Dataset content:

====

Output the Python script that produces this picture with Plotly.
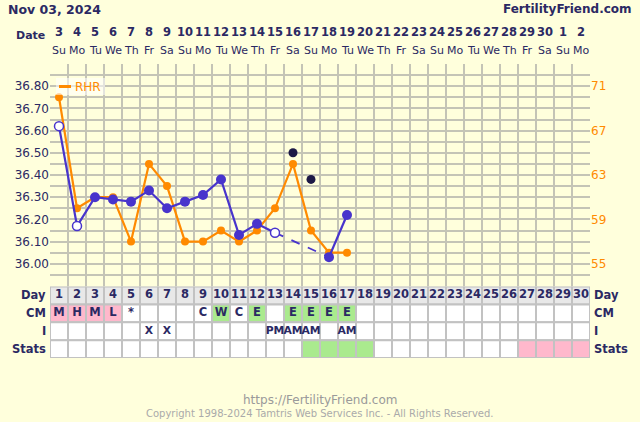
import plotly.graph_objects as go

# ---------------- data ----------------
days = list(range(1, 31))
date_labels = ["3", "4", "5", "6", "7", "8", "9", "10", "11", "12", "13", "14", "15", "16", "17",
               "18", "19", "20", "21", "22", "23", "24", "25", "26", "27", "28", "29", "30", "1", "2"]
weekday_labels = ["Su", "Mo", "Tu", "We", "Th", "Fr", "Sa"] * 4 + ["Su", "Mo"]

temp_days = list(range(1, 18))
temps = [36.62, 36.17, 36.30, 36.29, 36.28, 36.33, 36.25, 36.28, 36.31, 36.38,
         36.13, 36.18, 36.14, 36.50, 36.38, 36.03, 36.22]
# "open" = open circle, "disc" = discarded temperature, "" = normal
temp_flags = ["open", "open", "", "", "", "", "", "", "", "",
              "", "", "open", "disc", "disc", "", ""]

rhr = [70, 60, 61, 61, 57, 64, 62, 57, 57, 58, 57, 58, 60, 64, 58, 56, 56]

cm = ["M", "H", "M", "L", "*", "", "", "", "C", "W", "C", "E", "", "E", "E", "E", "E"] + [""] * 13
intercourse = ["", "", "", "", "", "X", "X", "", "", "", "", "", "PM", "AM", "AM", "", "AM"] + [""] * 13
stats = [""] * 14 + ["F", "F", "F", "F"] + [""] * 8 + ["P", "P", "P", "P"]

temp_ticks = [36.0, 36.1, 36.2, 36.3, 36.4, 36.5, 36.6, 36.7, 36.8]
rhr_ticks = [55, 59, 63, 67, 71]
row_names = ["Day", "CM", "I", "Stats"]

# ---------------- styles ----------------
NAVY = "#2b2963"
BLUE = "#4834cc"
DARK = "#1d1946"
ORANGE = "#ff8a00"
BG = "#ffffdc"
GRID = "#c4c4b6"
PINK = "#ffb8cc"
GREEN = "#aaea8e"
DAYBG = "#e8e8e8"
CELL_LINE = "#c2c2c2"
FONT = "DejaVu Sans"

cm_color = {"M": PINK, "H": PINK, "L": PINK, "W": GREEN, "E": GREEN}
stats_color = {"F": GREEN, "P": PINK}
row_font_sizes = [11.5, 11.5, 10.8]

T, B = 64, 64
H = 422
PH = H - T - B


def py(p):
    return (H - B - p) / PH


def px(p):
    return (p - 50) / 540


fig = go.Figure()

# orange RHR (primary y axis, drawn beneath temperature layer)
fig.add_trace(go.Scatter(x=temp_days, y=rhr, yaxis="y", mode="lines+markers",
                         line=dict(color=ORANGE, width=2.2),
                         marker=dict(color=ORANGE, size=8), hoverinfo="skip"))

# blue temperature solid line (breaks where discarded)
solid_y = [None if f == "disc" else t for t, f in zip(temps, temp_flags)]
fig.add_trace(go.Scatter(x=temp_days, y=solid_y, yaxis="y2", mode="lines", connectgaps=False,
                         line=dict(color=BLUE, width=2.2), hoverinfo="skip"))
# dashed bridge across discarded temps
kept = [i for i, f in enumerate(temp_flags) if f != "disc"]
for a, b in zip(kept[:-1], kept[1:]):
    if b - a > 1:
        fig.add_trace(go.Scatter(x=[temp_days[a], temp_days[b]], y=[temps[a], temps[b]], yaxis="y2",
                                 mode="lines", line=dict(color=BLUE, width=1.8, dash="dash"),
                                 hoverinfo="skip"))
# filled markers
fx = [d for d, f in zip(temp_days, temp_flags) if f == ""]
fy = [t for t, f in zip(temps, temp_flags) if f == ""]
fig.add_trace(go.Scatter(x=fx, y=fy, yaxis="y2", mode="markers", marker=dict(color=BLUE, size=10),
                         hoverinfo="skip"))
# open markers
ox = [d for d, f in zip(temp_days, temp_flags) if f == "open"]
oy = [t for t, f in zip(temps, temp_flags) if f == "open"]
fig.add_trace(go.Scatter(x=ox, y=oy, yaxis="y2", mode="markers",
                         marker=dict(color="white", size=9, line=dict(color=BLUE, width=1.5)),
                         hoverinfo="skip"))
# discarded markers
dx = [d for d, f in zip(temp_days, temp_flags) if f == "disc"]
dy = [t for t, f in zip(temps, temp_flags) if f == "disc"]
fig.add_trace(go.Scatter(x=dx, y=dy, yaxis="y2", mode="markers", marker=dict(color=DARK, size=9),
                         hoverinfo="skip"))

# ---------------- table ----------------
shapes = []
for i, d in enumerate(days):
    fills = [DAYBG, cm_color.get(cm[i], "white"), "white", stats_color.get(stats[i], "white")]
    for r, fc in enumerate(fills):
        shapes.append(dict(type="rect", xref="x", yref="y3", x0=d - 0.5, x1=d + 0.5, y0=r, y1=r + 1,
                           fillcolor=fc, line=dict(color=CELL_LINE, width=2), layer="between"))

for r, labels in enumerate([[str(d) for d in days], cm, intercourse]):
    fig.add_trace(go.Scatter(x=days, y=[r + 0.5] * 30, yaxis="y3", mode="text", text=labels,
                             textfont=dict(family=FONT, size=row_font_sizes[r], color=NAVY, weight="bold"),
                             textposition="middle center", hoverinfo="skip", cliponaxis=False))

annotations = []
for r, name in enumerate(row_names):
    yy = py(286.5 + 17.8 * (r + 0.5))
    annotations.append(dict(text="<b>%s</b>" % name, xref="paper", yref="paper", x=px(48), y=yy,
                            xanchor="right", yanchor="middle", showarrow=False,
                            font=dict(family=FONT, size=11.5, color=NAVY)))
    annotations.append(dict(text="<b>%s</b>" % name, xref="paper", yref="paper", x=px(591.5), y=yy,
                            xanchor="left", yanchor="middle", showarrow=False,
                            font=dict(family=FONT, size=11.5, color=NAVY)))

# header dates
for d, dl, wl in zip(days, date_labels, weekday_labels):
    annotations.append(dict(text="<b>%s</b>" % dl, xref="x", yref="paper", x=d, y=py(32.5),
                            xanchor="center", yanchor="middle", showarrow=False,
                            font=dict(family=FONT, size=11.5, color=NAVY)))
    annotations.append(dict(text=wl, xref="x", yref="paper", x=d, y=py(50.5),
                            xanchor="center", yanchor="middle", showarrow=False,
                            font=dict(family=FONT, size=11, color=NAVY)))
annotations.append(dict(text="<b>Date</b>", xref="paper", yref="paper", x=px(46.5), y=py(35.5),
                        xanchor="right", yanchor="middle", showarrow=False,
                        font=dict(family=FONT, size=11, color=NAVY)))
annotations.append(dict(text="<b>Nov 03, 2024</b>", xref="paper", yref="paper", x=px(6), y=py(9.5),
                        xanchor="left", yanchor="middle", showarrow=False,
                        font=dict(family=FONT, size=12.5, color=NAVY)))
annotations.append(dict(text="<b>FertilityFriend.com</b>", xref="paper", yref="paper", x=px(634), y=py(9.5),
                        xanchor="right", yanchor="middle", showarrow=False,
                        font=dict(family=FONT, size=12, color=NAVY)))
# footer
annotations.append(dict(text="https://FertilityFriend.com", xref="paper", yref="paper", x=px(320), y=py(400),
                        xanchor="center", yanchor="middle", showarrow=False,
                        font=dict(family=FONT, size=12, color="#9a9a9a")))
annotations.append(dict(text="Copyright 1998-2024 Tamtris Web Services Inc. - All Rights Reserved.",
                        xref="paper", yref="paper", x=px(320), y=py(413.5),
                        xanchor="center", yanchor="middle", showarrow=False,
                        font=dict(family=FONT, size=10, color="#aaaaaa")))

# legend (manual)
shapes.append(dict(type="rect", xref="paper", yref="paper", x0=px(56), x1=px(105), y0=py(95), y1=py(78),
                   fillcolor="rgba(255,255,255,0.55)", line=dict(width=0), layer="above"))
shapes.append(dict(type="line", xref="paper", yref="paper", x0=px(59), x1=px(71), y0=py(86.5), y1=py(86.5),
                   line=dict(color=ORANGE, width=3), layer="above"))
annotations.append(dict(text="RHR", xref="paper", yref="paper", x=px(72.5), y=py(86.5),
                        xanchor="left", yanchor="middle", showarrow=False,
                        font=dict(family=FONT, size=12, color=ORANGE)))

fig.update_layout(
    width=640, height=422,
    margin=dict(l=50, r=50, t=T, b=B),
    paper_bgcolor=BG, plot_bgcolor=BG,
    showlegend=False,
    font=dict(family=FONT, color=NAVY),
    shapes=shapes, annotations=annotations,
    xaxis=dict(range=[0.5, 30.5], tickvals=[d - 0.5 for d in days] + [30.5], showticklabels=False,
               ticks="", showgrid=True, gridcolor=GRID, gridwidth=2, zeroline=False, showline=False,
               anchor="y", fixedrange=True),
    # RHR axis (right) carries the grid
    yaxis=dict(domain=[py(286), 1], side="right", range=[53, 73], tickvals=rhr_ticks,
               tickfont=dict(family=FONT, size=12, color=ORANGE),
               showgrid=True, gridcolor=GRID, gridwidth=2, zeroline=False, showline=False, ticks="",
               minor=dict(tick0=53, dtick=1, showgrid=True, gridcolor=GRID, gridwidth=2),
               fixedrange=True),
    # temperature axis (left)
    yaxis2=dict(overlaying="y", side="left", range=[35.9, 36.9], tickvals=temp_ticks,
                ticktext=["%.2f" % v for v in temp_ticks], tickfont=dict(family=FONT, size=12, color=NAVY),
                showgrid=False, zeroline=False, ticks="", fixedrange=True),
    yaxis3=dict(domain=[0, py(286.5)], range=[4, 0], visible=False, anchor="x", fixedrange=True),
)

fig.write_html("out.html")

====

Stated exercise: Return the material line for line, from its beginning to the line that contains "fig = go.Figure()", with the pictures left out.

Full response:
Output the Python script that produces this picture with Plotly.
import plotly.graph_objects as go

# ---------------- data ----------------
days = list(range(1, 31))
date_labels = ["3", "4", "5", "6", "7", "8", "9", "10", "11", "12", "13", "14", "15", "16", "17",
               "18", "19", "20", "21", "22", "23", "24", "25", "26", "27", "28", "29", "30", "1", "2"]
weekday_labels = ["Su", "Mo", "Tu", "We", "Th", "Fr", "Sa"] * 4 + ["Su", "Mo"]

temp_days = list(range(1, 18))
temps = [36.62, 36.17, 36.30, 36.29, 36.28, 36.33, 36.25, 36.28, 36.31, 36.38,
         36.13, 36.18, 36.14, 36.50, 36.38, 36.03, 36.22]
# "open" = open circle, "disc" = discarded temperature, "" = normal
temp_flags = ["open", "open", "", "", "", "", "", "", "", "",
              "", "", "open", "disc", "disc", "", ""]

rhr = [70, 60, 61, 61, 57, 64, 62, 57, 57, 58, 57, 58, 60, 64, 58, 56, 56]

cm = ["M", "H", "M", "L", "*", "", "", "", "C", "W", "C", "E", "", "E", "E", "E", "E"] + [""] * 13
intercourse = ["", "", "", "", "", "X", "X", "", "", "", "", "", "PM", "AM", "AM", "", "AM"] + [""] * 13
stats = [""] * 14 + ["F", "F", "F", "F"] + [""] * 8 + ["P", "P", "P", "P"]

temp_ticks = [36.0, 36.1, 36.2, 36.3, 36.4, 36.5, 36.6, 36.7, 36.8]
rhr_ticks = [55, 59, 63, 67, 71]
row_names = ["Day", "CM", "I", "Stats"]

# ---------------- styles ----------------
NAVY = "#2b2963"
BLUE = "#4834cc"
DARK = "#1d1946"
ORANGE = "#ff8a00"
BG = "#ffffdc"
GRID = "#c4c4b6"
PINK = "#ffb8cc"
GREEN = "#aaea8e"
DAYBG = "#e8e8e8"
CELL_LINE = "#c2c2c2"
FONT = "DejaVu Sans"

cm_color = {"M": PINK, "H": PINK, "L": PINK, "W": GREEN, "E": GREEN}
stats_color = {"F": GREEN, "P": PINK}
row_font_sizes = [11.5, 11.5, 10.8]

T, B = 64, 64
H = 422
PH = H - T - B


def py(p):
    return (H - B - p) / PH


def px(p):
    return (p - 50) / 540


fig = go.Figure()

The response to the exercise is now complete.